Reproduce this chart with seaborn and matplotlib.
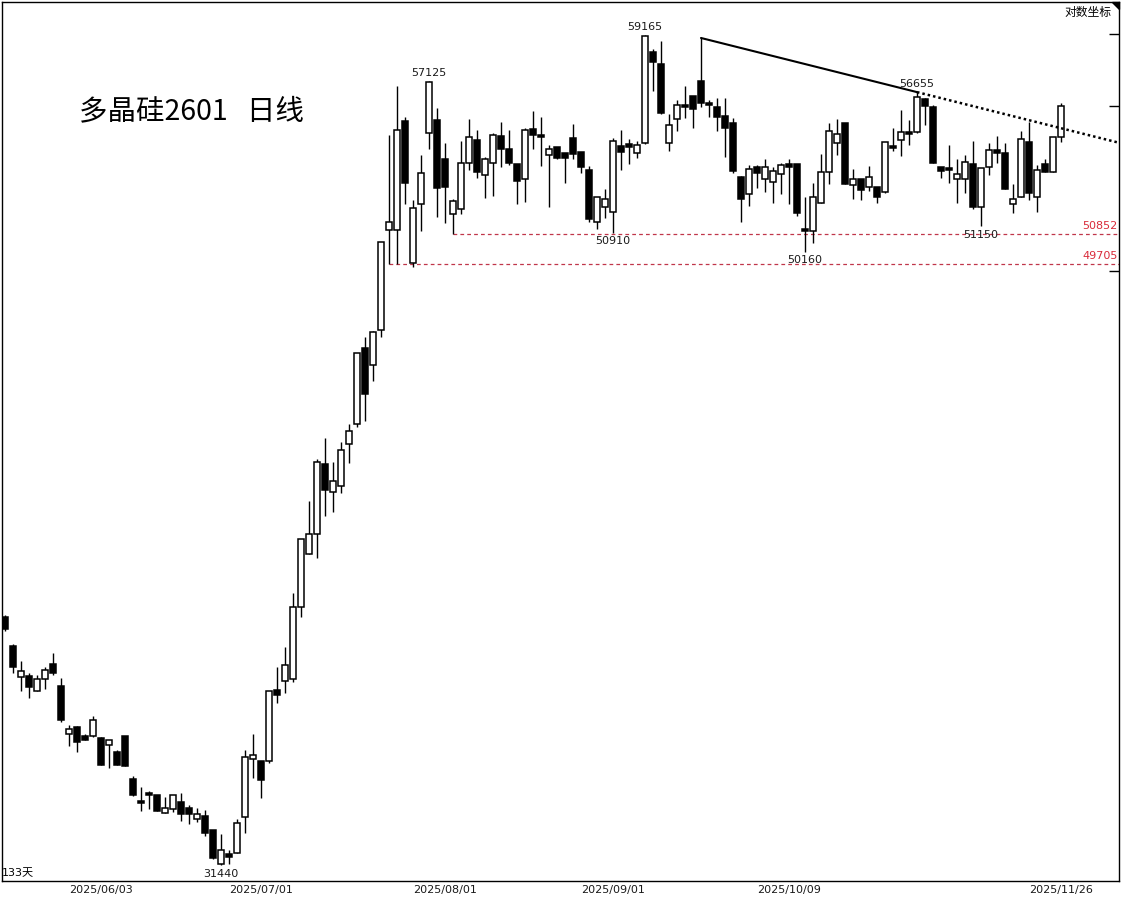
import numpy as np
import pandas as pd
import matplotlib
matplotlib.use("Agg")
import matplotlib.pyplot as plt
from matplotlib.patches import Polygon
from matplotlib.ticker import NullLocator, FixedLocator
import seaborn as sns

# ---------------- data ----------------
opens = [37990, 37160, 36290, 36320, 35905, 36235, 36650, 36045, 34750, 34935,
         34695, 34695, 34645, 34460, 34275, 34695, 33580, 33020, 33220, 33170,
         32720, 32820, 32995, 32845, 32570, 32645, 32298, 31475, 31715, 31740,
         32620, 34095, 34040, 34040, 35935, 36180, 36235, 38275, 39855, 40465,
         42680, 41780, 41970, 43335, 44000, 46625, 46025, 47265, 51005, 51005,
         55425, 49740, 52030, 54920, 55465, 53840, 51635, 51830, 53675, 54625,
         53190, 53675, 54795, 54255, 53635, 53030, 55085, 54835, 54005, 54335,
         54090, 54710, 54130, 53390, 51320, 51910, 51710, 54380, 54460, 54090,
         54500, 58415, 57880, 54500, 55505, 56100, 56490, 57135, 56185, 56015,
         55635, 55340, 53110, 52425, 53515, 53030, 52905, 53230, 53635, 53635,
         51045, 50970, 52070, 53310, 54500, 55340, 52785, 53030, 52705, 52705,
         52505, 54380, 54625, 54960, 54960, 56360, 56015, 53515, 53475, 53030,
         53030, 53635, 51910, 53515, 54210, 54090, 52030, 52305, 54545, 52305,
         53635, 53310, 54750]
highs = [38045, 37200, 36735, 36400, 36345, 36570, 36960, 36260, 34990, 34960,
         34750, 35230, 34660, 34600, 34330, 34700, 33655, 33375, 33275, 33180,
         33120, 33180, 33220, 32920, 32845, 32795, 32300, 32200, 31810, 32570,
         34330, 34750, 34050, 35910, 36570, 37130, 38690, 40315, 41495, 42845,
         43535, 42745, 43405, 44000, 46450, 47015, 47230, 50545, 54835, 56920,
         55590, 52185, 54005, 57125, 55975, 54500, 52225, 54585, 55505, 55045,
         53925, 54920, 55380, 55045, 53640, 55130, 55845, 55590, 54420, 54340,
         54095, 55295, 54135, 53555, 52305, 52625, 54710, 55045, 54670, 54585,
         59165, 58545, 58905, 55720, 56315, 56920, 56495, 59040, 56315, 56400,
         56400, 55550, 53150, 53595, 53595, 53840, 53515, 53675, 53840, 53640,
         52305, 52865, 54045, 55340, 55505, 55345, 53430, 53035, 53555, 52710,
         54545, 55130, 55890, 55465, 56655, 56400, 56100, 53520, 54420, 53840,
         54005, 54585, 53475, 54500, 54795, 54500, 52825, 55000, 55380, 53595,
         53840, 54750, 56185]
lows = [37585, 36400, 35905, 35715, 35900, 35960, 36345, 35070, 34435, 34275,
        34590, 34670, 33935, 33860, 33935, 33910, 33145, 32770, 32820, 32765,
        32715, 32745, 32520, 32445, 32495, 32150, 31590, 31440, 31460, 31735,
        32225, 33605, 33095, 34000, 35580, 35850, 36150, 37985, 39850, 39735,
        41025, 41150, 41750, 42715, 43900, 44100, 45465, 47015, 49705, 49720,
        52030, 49590, 50970, 54255, 51515, 51280, 50852, 51635, 53390, 53070,
        52265, 52345, 53515, 53595, 52030, 52105, 54255, 53555, 51910, 53840,
        52865, 53840, 53270, 51320, 51045, 51475, 50910, 53390, 53635, 53880,
        54460, 56705, 55720, 54170, 55000, 55550, 55130, 56015, 55590, 55000,
        53925, 53270, 51320, 51950, 52665, 52505, 52070, 52425, 52030, 51555,
        50160, 50505, 52065, 52825, 54005, 52825, 52225, 52185, 52545, 52070,
        52465, 54170, 53965, 54420, 54920, 55255, 53675, 53070, 52865, 52070,
        52465, 51830, 51150, 53190, 53675, 52625, 51670, 52300, 52185, 51710,
        53310, 53300, 54545]
closes = [37640, 36570, 36455, 36015, 36235, 36485, 36400, 35120, 34880, 34540,
          34600, 35120, 33940, 34590, 33940, 33915, 33170, 32970, 33170, 32770,
          32845, 33170, 32695, 32695, 32695, 32225, 31617, 31810, 31640, 32470,
          34145, 34195, 33550, 35905, 35795, 36625, 38275, 40310, 40465, 42745,
          41845, 42130, 43140, 43770, 46445, 45020, 47195, 50540, 51320, 55045,
          52865, 51870, 53270, 57100, 52665, 52705, 52145, 53675, 54750, 53310,
          53840, 54835, 54255, 53675, 52945, 55045, 54835, 54750, 54255, 53880,
          53880, 54045, 53515, 51435, 52300, 52225, 54585, 54130, 54335, 54420,
          59120, 57970, 55760, 55255, 56100, 56015, 55930, 56185, 56100, 55590,
          55130, 53350, 52225, 53430, 53270, 53515, 53350, 53595, 53515, 51670,
          50970, 52305, 53310, 55000, 54875, 52830, 53030, 52585, 53110, 52305,
          54540, 54295, 54960, 54875, 56445, 56060, 53680, 53350, 53390, 53230,
          53720, 51910, 53475, 54210, 54090, 52630, 52225, 54670, 52465, 53390,
          53310, 54750, 56060]

tick_idx = [12, 32, 55, 76, 98, 132]
tick_labels = ["2025/06/03", "2025/07/01", "2025/08/01", "2025/09/01",
               "2025/10/09", "2025/11/26"]

peak_idx = [53, 80, 114]
peak_vals = [57125, 59165, 56655]
trough_idx = [27, 76, 100, 122]
trough_vals = [31440, 50910, 50160, 51150]

support_levels = [50852, 49705]
support_start = [56, 48]

trend_idx = [87, 114]
trend_vals = [59040, 56655]

right_ticks = [59200, 56050, 49440]

title = "多晶硅2601   日线"
days_label = "133天"
scale_label = "对数坐标"

# ---------------- figure ----------------
sns.set_theme(style="white")
plt.rcParams["font.family"] = ["DejaVu Sans", "Noto Sans CJK SC"]

W, H = 1125, 899
fig = plt.figure(figsize=(W / 100, H / 100), dpi=100)
fig.patch.set_facecolor("white")
ax = fig.add_axes([2 / W, (H - 881) / H, 1117 / W, 879 / H])
ax.set_facecolor("white")

df = pd.DataFrame({"open": opens, "high": highs, "low": lows, "close": closes})
df["i"] = np.arange(len(df))
up = df["close"] >= df["open"]
body_lo = np.minimum(df["open"], df["close"])
body_h = np.maximum(np.abs(df["close"] - df["open"]), 8)

ax.set_yscale("log")
ax.vlines(df["i"], df["low"], df["high"], color="black", lw=1.0, zorder=2)
ax.bar(df["i"][up], body_h[up], bottom=body_lo[up], width=0.64,
       color="white", edgecolor="black", linewidth=1.1, zorder=3)
ax.bar(df["i"][~up], body_h[~up], bottom=body_lo[~up], width=0.64,
       color="black", edgecolor="black", linewidth=1.1, zorder=3)

xmin, xmax = -0.375, 139.25
ax.set_xlim(xmin, xmax)
ax.set_ylim(31067, 60680)

# support lines
red_line = "#c0364a"
red_txt = "#d92b3a"
for lvl, st in zip(support_levels, support_start):
    ax.hlines(lvl, st, xmax, colors=red_line, linestyles=(0, (3, 2.5)), lw=0.9, zorder=1)
    ax.annotate(str(lvl), xy=(1.0, lvl), xycoords=("axes fraction", "data"),
                xytext=(-1, 6), textcoords="offset points", ha="right", va="center",
                fontsize=8, color=red_txt)

# trend line (solid between anchors, dotted extension)
tr = pd.DataFrame({"i": trend_idx, "v": trend_vals})
sns.lineplot(data=tr, x="i", y="v", ax=ax, color="black", lw=1.5, zorder=4)
slope = (np.log(trend_vals[1]) - np.log(trend_vals[0])) / (trend_idx[1] - trend_idx[0])
ext_v = np.exp(np.log(trend_vals[1]) + slope * (xmax - trend_idx[1]))
ax.plot([trend_idx[1], xmax], [trend_vals[1], ext_v], color="black", lw=1.8,
        linestyle=(0, (1, 1.2)), zorder=4)
ax.set_xlabel("")
ax.set_ylabel("")

# peak / trough labels
for i, v in zip(peak_idx, peak_vals):
    ax.annotate(str(v), xy=(i, v), xytext=(0, 6), textcoords="offset points",
                ha="center", va="center", fontsize=8, color="#1a1a1a", zorder=5)
for i, v in zip(trough_idx, trough_vals):
    ax.annotate(str(v), xy=(i, v), xytext=(0, -6), textcoords="offset points",
                ha="center", va="center", fontsize=8, color="#1a1a1a", zorder=5)

# axes styling
for s in ax.spines.values():
    s.set_color("black")
    s.set_linewidth(1.0)
    s.set_visible(True)
ax.set_xticks(tick_idx)
ax.set_xticklabels(tick_labels, fontsize=8, color="#1a1a1a")
ax.tick_params(axis="x", length=0, pad=3)
ax.yaxis.set_major_locator(FixedLocator(right_ticks))
ax.yaxis.set_minor_locator(NullLocator())
ax.yaxis.tick_right()
ax.tick_params(axis="y", which="major", direction="in", length=7, width=1.0,
               labelright=False, labelleft=False, color="black")
ax.grid(False)

# texts
fig.text(79 / W, 1 - 111 / H, title, fontsize=20.5, family=["Noto Sans CJK SC"],
         ha="left", va="center", color="black")
fig.text(1111 / W, 1 - 12 / H, scale_label, fontsize=8.5,
         family=["Noto Sans CJK SC"], ha="right", va="center", color="black")
fig.text(2 / W, 1 - 873 / H, days_label, fontsize=8,
         family=["DejaVu Sans", "Noto Sans CJK SC"], ha="left", va="center", color="black")
tri = Polygon([[1112 / W, 1 - 2 / H], [1119 / W, 1 - 2 / H], [1119 / W, 1 - 9 / H]],
              closed=True, transform=fig.transFigure, color="black")
fig.add_artist(tri)

fig.savefig("out.png", dpi=100, facecolor="white")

++++++++++++++++++++

EXERCISE:
From the first line above to the line containing "import seaborn as sns", repeat each line exactly. Pictures stay out.

FINISHED TASK:
Reproduce this chart with seaborn and matplotlib.
import numpy as np
import pandas as pd
import matplotlib
matplotlib.use("Agg")
import matplotlib.pyplot as plt
from matplotlib.patches import Polygon
from matplotlib.ticker import NullLocator, FixedLocator
import seaborn as sns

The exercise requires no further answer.